The Bears went 19-29 in the three seasons following Smith’s firing. Years later, Urlacher called it “the Lovie Curse.”
Brian Flores, Miami Dolphins (2021)
Record in final season: 9-8
Brian Flores added a modern chapter to this history. He led Miami to back-to-back winning seasons — the Dolphins’ first since 2003 — and was fired anyway. Owner Stephen Ross cited organizational dysfunction, but the subsequent lawsuit Flores filed against the NFL painted a murkier picture of a coach who wouldn’t play along with management’s wishes.
The lawsuit alleged Ross offered Flores $100,000 per loss during the 2019 season to encourage tanking, and that Flores was pressured to recruit a quarterback in violation of tampering rules. When Flores refused, the suit claimed, he was cast as difficult to work with until he was dismissed.

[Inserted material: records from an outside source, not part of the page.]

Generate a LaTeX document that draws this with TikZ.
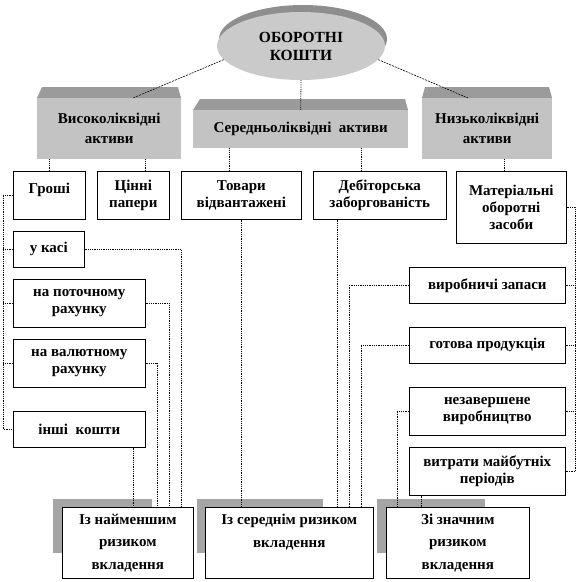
\documentclass[tikz,border=0pt]{standalone}
\usepackage{fontspec}
\setmainfont{Liberation Serif}
\usetikzlibrary{shapes.geometric}
\definecolor{facegrey}{HTML}{C3C3C3}
\definecolor{topgrey}{HTML}{9B9B9B}
\definecolor{discgrey}{HTML}{CACACA}
\definecolor{rimgrey}{HTML}{8E8E8E}
\definecolor{shadegrey}{HTML}{A5A5A5}
\begin{document}
\begin{tikzpicture}[x=1pt,y=-1pt,
  box/.style={draw,line width=.6pt,fill=white,align=center,anchor=north west,inner sep=1pt,font=\bfseries\fontsize{15}{17}\selectfont},
  gbox/.style={fill=facegrey,align=center,anchor=north west,inner sep=1pt,font=\bfseries\fontsize{15}{20}\selectfont},
  riskbox/.style={box,font=\bfseries\fontsize{15}{22.5}\selectfont},
  link/.style={densely dotted,line width=.8pt},
  spoke/.style={dash pattern=on 2pt off 1pt,line width=.6pt}]
\useasboundingbox (0,0) rectangle (578,582);
% disc on top
\fill[rimgrey] (303,39) ellipse (84pt and 34pt);
\node[ellipse,fill=discgrey,minimum width=168pt,minimum height=68pt,inner sep=0pt,align=center,font=\bfseries\fontsize{15.5}{18}\selectfont] (kosht) at (301,46) {ОБОРОТНІ\\КОШТИ};
% grey blocks
\fill[topgrey] (42,87) -- (178,87) -- (181,98) -- (37,98) -- cycle;
\node[gbox,minimum width=144pt,minimum height=61pt] (vys) at (37,98) {Високоліквідні\\активи};
\fill[topgrey] (200,99) -- (405,99) -- (408,110) -- (193,110) -- cycle;
\node[gbox,minimum width=215pt,minimum height=38pt] (sered) at (193,110) {Середньоліквідні\ \ активи};
\fill[topgrey] (425,87) -- (549,87) -- (552,98) -- (422,98) -- cycle;
\node[gbox,minimum width=130pt,minimum height=61pt] (nyzk) at (422,98) {Низьколіквідні\\активи};
% second row
\node[box,minimum width=72pt,minimum height=48pt,text depth=14pt] (groshi) at (13,171) {Гроші};
\node[box,minimum width=72pt,minimum height=48pt] (cinni) at (97,171) {Цінні\\папери};
\node[box,minimum width=120pt,minimum height=48pt] (tovary) at (181,171) {Товари\\відвантажені};
\node[box,minimum width=133pt,minimum height=48pt] (deb) at (313,171) {Дебіторська\\заборгованість};
\node[box,minimum width=110pt,minimum height=72pt] (mat) at (456,171) {Матеріальні\\оборотні\\засоби};
% money
\node[box,minimum width=71pt,minimum height=36pt] (ukasi) at (13,231) {у касі};
\node[box,minimum width=132pt,minimum height=48pt] (potoch) at (13,279) {на поточному\\рахунку};
\node[box,minimum width=132pt,minimum height=48pt] (valut) at (13,339) {на валютному\\рахунку};
\node[box,minimum width=132pt,minimum height=36pt] (inshi) at (13,411) {інші\ \ кошти};
% material
\node[box,minimum width=156pt,minimum height=36pt] (vyrob) at (409,267) {виробничі запаси};
\node[box,minimum width=156pt,minimum height=36pt] (gotova) at (409,327) {готова продукція};
\node[box,minimum width=156pt,minimum height=48pt] (nezav) at (409,387) {незавершене\\виробництво};
\node[box,minimum width=156pt,minimum height=48pt] (vytr) at (409,447) {витрати майбутніх\\періодів};
% risk groups
\fill[shadegrey] (53,499) rectangle (152,553);
\fill[shadegrey] (197,499) rectangle (323,553);
\fill[shadegrey] (377,499) rectangle (485,553);
\node[riskbox,minimum width=131pt,minimum height=71pt] (najm) at (62,507) {Із найменшим\\ризиком\\вкладення};
\node[riskbox,minimum width=168pt,minimum height=71pt,text depth=24pt] (ser) at (205,507) {Із середнім ризиком\\вкладення};
\node[riskbox,minimum width=143pt,minimum height=71pt] (znach) at (386,507) {Зі значним\\ризиком\\вкладення};
% links
\draw[spoke] (kosht.190) -- (133,0 |- vys.north);
\draw[spoke] (kosht.350) -- (468,0 |- nyzk.north);
\draw[link] (kosht.south) -- (sered.north);
\draw[link] (groshi.north) -- (groshi.north |- vys.south);
\draw[link] (145,0 |- vys.south) -- (145,0 |- cinni.north);
\draw[link] (229,0 |- sered.south) -- (229,0 |- tovary.north);
\draw[link] (361,0 |- sered.south) -- (361,0 |- deb.north);
\draw[link] (504,0 |- nyzk.south) -- (504,0 |- mat.north);
\draw[link] (groshi.west) -- ++(-10,0) |- (inshi.west);
\foreach \b in {ukasi,potoch,valut} \draw[link] (\b.west) -- ++(-10,0);
\draw[link] (mat.east) -- ++(9,0) |- (vytr.east);
\foreach \b in {vyrob,gotova,nezav} \draw[link] (\b.east) -- ++(10,0);
\draw[link] (ukasi.east) -| (181,0 |- najm.north);
\draw[link] (potoch.east) -| (169,0 |- najm.north);
\draw[link] (valut.east) -| (157,0 |- najm.north);
\draw[link] (133,0 |- inshi.south) -- (133,0 |- najm.north);
\draw[link] (tovary.south) -- (tovary.south |- ser.north);
\draw[link] (337,0 |- deb.south) -- (337,0 |- ser.north);
\draw[link] (vyrob.west) -| (349,0 |- ser.north);
\draw[link] (gotova.west) -| (361,0 |- ser.north);
\draw[link] (nezav.west) -| (397,0 |- znach.north);
\draw[link] (421,0 |- vytr.south) -- (421,0 |- znach.north);
\end{tikzpicture}
\end{document}
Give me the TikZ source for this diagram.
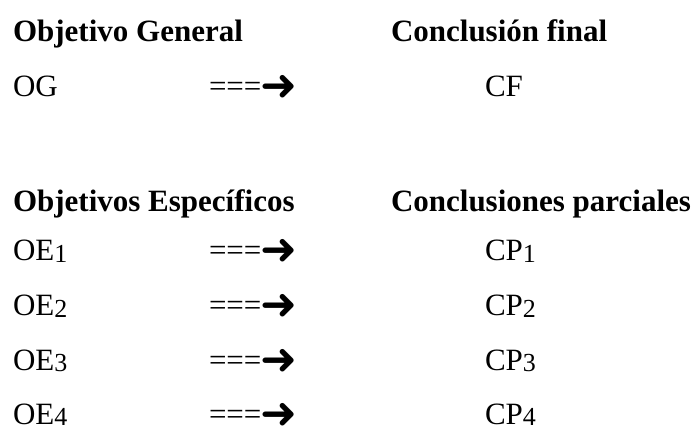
\documentclass[tikz,border=0pt]{standalone}
\usepackage{fontspec}
\setmainfont{Liberation Serif}
\newfontfamily\symfont{DejaVu Sans}
\newcommand{\mysub}[1]{\raisebox{-1.5pt}{\fontsize{26}{26}\selectfont #1}}
\newcommand{\myarrow}{===\kern-1pt\raisebox{-4pt}{\symfont\fontsize{44}{44}\selectfont ➜}}
\begin{document}
\begin{tikzpicture}[x=1pt,y=-1pt,
  lbl/.style={anchor=base west,inner sep=0pt,outer sep=0pt,font=\fontsize{31}{31}\selectfont},
  hdr/.style={lbl,font=\fontsize{31}{31}\selectfont\bfseries}]
\useasboundingbox (0,0) rectangle (696,431);
\node[hdr] (hOG) at (13,41.5) {Objetivo General};
\node[hdr] (hCF) at (391,41.5) {Conclusión final};
\node[lbl] (OG) at (13,96) {OG};
\node[lbl] (aOG) at (209,96) {\myarrow};
\node[lbl] (CF) at (485,96) {CF};
\node[hdr] (hOE) at (13,211.5) {Objetivos Específicos};
\node[hdr] (hCP) at (391,211.5) {Conclusiones parciales};
\foreach \i/\y in {1/260.5,2/315.5,3/370,4/424}{
  \node[lbl] (OE\i) at (13,\y) {OE\mysub{\i}};
  \node[lbl] (a\i) at (209,\y) {\myarrow};
  \node[lbl] (CP\i) at (485,\y) {CP\mysub{\i}};
}
\end{tikzpicture}
\end{document}
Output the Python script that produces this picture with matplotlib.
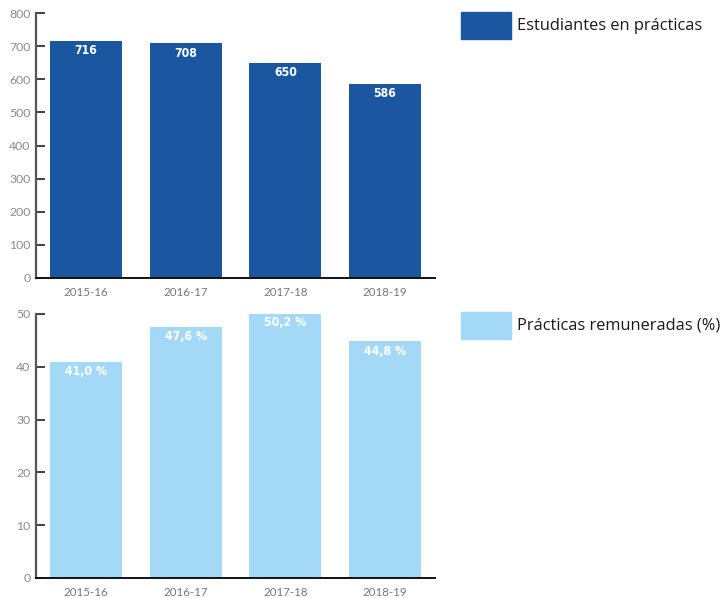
import matplotlib
matplotlib.use("Agg")
import matplotlib.pyplot as plt
from matplotlib.patches import Rectangle

years = ["2015-16", "2016-17", "2017-18", "2018-19"]
estudiantes = [716, 708, 650, 586]
remuneradas = [41.0, 47.6, 50.2, 44.8]
est_labels = ["716", "708", "650", "586"]
rem_labels = ["41,0 %", "47,6 %", "50,2 %", "44,8 %"]

dark = "#1b57a1"
light = "#a3d9f6"
W, H = 724, 598

fig = plt.figure(figsize=(7.24, 5.98), dpi=100)

def make_axes(top_px, bottom_px, values, labels, color, ymax, yticks, legend_text, leg_y):
    ax = fig.add_axes([36 / W, 1 - bottom_px / H, 399 / W, (bottom_px - top_px) / H])
    x = range(len(years))
    ax.bar(x, values, width=0.72, color=color, zorder=2)
    ax.set_xlim(-0.5, 3.5)
    ax.set_ylim(0, ymax)
    ax.set_yticks(yticks)
    ax.set_xticks(list(x))
    ax.set_xticklabels(years)
    for s in ["top", "right"]:
        ax.spines[s].set_visible(False)
    ax.spines["left"].set_color("#555555")
    ax.spines["left"].set_linewidth(1.6)
    ax.spines["bottom"].set_color("#111111")
    ax.spines["bottom"].set_linewidth(1.4)
    ax.tick_params(axis="y", direction="in", length=6.5, width=1.3, color="#333333",
                   labelsize=8.8, labelcolor="#8a8a8a", pad=4)
    ax.tick_params(axis="x", length=0, labelsize=8.3, labelcolor="#777777", pad=6.5)
    for lab in ax.get_xticklabels() + ax.get_yticklabels():
        lab.set_family("Lato")
    offset = ymax * 0.038
    for xi, v, t in zip(x, values, labels):
        ax.text(xi, v - offset, t, ha="center", va="center", color="white",
                fontsize=8.8, fontweight="bold", family="DejaVu Sans", fontstretch="condensed")
    fig.patches.append(Rectangle((461 / W, 1 - (leg_y + 27) / H), 50 / W, 27 / H,
                                 transform=fig.transFigure, color=color, figure=fig))
    fig.text(517 / W, 1 - (leg_y + 14) / H, legend_text, ha="left", va="center",
             fontsize=11.8, color="#1a1a1a", family="Open Sans")
    return ax

make_axes(13, 278, estudiantes, est_labels, dark, 800, range(0, 801, 100),
          "Estudiantes en prácticas", 12)
make_axes(314, 578, remuneradas, rem_labels, light, 50, range(0, 51, 10),
          "Prácticas remuneradas (%)", 312)

fig.savefig("out.png", dpi=100)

George Seifert, San Francisco 49ers (1996)
Record in final season: 12-4
George Seifert represents a unique subset: the coach pushed out despite extraordinary success. He won two Super Bowls with the 49ers and held the highest winning percentage in NFL history at the time of his departure. But after consecutive playoff losses to Green Bay, the organization made it clear that Steve Mariucci was the future.
Rather than serve as a lame duck, Seifert resigned — though “resigned” is doing a lot of work in that sentence. The 49ers had already offered Mariucci the offensive coordinator job with assurances he’d be Seifert’s successor within two seasons. Seifert read the writing on the wall and walked away from a 12-win team.
Why Winning Doesn’t Always Equal Job Security
The common thread binding these firings isn’t incompetence, it’s context.
Schottenheimer and Smith were done in by playoff failures — real in Schottenheimer’s case (5-13 career postseason record), perceived in Smith’s. Dungy couldn’t overcome an ownership group that grew impatient with postseason losses and conservative offensive philosophy. Flores clashed with a front office that had different plans for the franchise’s direction. Seifert was simply in the way of the next hot coaching candidate.
What these cases demonstrate is that NFL owners increasingly view winning seasons as table stakes, not achievements. The standard is Super Bowl contention, and anything short of deep playoff runs puts coaches on borrowed time — particularly when relationships with general managers or ownership sour.
For current coaches operating under win-now pressure, the lesson is sobering. A 10-win season might buy another year. A 14-win season might not even buy that. The only safe ground is a Lombardi Trophy, and even that comes with an expiration date.